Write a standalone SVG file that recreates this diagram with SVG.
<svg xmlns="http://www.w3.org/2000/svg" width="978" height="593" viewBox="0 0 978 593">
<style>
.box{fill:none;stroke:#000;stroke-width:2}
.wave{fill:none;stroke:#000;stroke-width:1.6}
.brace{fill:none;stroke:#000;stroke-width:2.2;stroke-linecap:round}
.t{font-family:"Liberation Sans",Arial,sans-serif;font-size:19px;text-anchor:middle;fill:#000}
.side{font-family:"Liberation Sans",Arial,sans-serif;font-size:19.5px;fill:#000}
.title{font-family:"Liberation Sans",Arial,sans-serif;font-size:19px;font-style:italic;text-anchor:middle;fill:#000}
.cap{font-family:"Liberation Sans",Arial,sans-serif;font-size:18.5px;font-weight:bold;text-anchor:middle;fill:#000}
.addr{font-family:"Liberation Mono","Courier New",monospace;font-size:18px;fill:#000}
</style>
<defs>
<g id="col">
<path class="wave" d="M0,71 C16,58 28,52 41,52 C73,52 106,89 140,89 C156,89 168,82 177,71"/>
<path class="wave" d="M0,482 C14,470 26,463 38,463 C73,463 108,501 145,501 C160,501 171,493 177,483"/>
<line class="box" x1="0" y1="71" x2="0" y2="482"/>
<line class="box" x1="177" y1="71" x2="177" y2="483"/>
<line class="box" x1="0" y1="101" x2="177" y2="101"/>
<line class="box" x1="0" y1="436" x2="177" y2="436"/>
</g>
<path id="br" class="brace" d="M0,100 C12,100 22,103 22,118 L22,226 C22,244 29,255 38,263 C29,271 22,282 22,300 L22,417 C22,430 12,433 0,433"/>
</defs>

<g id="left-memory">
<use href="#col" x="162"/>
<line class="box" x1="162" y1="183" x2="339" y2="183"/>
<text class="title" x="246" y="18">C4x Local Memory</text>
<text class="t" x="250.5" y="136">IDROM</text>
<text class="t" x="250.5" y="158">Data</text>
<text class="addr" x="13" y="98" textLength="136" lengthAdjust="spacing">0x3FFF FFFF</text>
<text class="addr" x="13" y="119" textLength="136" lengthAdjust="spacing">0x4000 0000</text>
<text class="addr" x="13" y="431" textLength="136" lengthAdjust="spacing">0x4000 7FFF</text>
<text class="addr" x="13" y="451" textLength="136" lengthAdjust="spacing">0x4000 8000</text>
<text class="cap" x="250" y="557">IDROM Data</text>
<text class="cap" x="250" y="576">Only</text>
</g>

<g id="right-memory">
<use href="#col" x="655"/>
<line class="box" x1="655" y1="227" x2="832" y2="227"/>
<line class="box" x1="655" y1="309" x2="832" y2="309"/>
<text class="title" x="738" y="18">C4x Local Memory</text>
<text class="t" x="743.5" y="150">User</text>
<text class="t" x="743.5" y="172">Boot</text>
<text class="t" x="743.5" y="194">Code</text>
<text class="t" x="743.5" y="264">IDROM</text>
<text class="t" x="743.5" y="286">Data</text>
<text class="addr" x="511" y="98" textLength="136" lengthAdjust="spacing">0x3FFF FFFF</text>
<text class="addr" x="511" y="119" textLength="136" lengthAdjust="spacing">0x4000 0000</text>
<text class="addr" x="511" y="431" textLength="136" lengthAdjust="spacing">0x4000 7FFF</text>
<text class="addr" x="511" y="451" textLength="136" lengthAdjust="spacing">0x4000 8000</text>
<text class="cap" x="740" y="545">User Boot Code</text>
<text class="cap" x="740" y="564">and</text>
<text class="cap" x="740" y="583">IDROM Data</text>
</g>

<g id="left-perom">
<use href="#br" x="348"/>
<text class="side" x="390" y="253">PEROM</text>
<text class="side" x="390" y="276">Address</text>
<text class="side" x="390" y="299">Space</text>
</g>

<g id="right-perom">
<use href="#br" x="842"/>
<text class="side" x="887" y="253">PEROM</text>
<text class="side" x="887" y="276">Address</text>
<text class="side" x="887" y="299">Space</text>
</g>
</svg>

-.-.-

Exercise task
Everything in the listing above should be restated exactly.

The answer
Write a standalone SVG file that recreates this diagram with SVG.
<svg xmlns="http://www.w3.org/2000/svg" width="978" height="593" viewBox="0 0 978 593">
<style>
.box{fill:none;stroke:#000;stroke-width:2}
.wave{fill:none;stroke:#000;stroke-width:1.6}
.brace{fill:none;stroke:#000;stroke-width:2.2;stroke-linecap:round}
.t{font-family:"Liberation Sans",Arial,sans-serif;font-size:19px;text-anchor:middle;fill:#000}
.side{font-family:"Liberation Sans",Arial,sans-serif;font-size:19.5px;fill:#000}
.title{font-family:"Liberation Sans",Arial,sans-serif;font-size:19px;font-style:italic;text-anchor:middle;fill:#000}
.cap{font-family:"Liberation Sans",Arial,sans-serif;font-size:18.5px;font-weight:bold;text-anchor:middle;fill:#000}
.addr{font-family:"Liberation Mono","Courier New",monospace;font-size:18px;fill:#000}
</style>
<defs>
<g id="col">
<path class="wave" d="M0,71 C16,58 28,52 41,52 C73,52 106,89 140,89 C156,89 168,82 177,71"/>
<path class="wave" d="M0,482 C14,470 26,463 38,463 C73,463 108,501 145,501 C160,501 171,493 177,483"/>
<line class="box" x1="0" y1="71" x2="0" y2="482"/>
<line class="box" x1="177" y1="71" x2="177" y2="483"/>
<line class="box" x1="0" y1="101" x2="177" y2="101"/>
<line class="box" x1="0" y1="436" x2="177" y2="436"/>
</g>
<path id="br" class="brace" d="M0,100 C12,100 22,103 22,118 L22,226 C22,244 29,255 38,263 C29,271 22,282 22,300 L22,417 C22,430 12,433 0,433"/>
</defs>

<g id="left-memory">
<use href="#col" x="162"/>
<line class="box" x1="162" y1="183" x2="339" y2="183"/>
<text class="title" x="246" y="18">C4x Local Memory</text>
<text class="t" x="250.5" y="136">IDROM</text>
<text class="t" x="250.5" y="158">Data</text>
<text class="addr" x="13" y="98" textLength="136" lengthAdjust="spacing">0x3FFF FFFF</text>
<text class="addr" x="13" y="119" textLength="136" lengthAdjust="spacing">0x4000 0000</text>
<text class="addr" x="13" y="431" textLength="136" lengthAdjust="spacing">0x4000 7FFF</text>
<text class="addr" x="13" y="451" textLength="136" lengthAdjust="spacing">0x4000 8000</text>
<text class="cap" x="250" y="557">IDROM Data</text>
<text class="cap" x="250" y="576">Only</text>
</g>

<g id="right-memory">
<use href="#col" x="655"/>
<line class="box" x1="655" y1="227" x2="832" y2="227"/>
<line class="box" x1="655" y1="309" x2="832" y2="309"/>
<text class="title" x="738" y="18">C4x Local Memory</text>
<text class="t" x="743.5" y="150">User</text>
<text class="t" x="743.5" y="172">Boot</text>
<text class="t" x="743.5" y="194">Code</text>
<text class="t" x="743.5" y="264">IDROM</text>
<text class="t" x="743.5" y="286">Data</text>
<text class="addr" x="511" y="98" textLength="136" lengthAdjust="spacing">0x3FFF FFFF</text>
<text class="addr" x="511" y="119" textLength="136" lengthAdjust="spacing">0x4000 0000</text>
<text class="addr" x="511" y="431" textLength="136" lengthAdjust="spacing">0x4000 7FFF</text>
<text class="addr" x="511" y="451" textLength="136" lengthAdjust="spacing">0x4000 8000</text>
<text class="cap" x="740" y="545">User Boot Code</text>
<text class="cap" x="740" y="564">and</text>
<text class="cap" x="740" y="583">IDROM Data</text>
</g>

<g id="left-perom">
<use href="#br" x="348"/>
<text class="side" x="390" y="253">PEROM</text>
<text class="side" x="390" y="276">Address</text>
<text class="side" x="390" y="299">Space</text>
</g>

<g id="right-perom">
<use href="#br" x="842"/>
<text class="side" x="887" y="253">PEROM</text>
<text class="side" x="887" y="276">Address</text>
<text class="side" x="887" y="299">Space</text>
</g>
</svg>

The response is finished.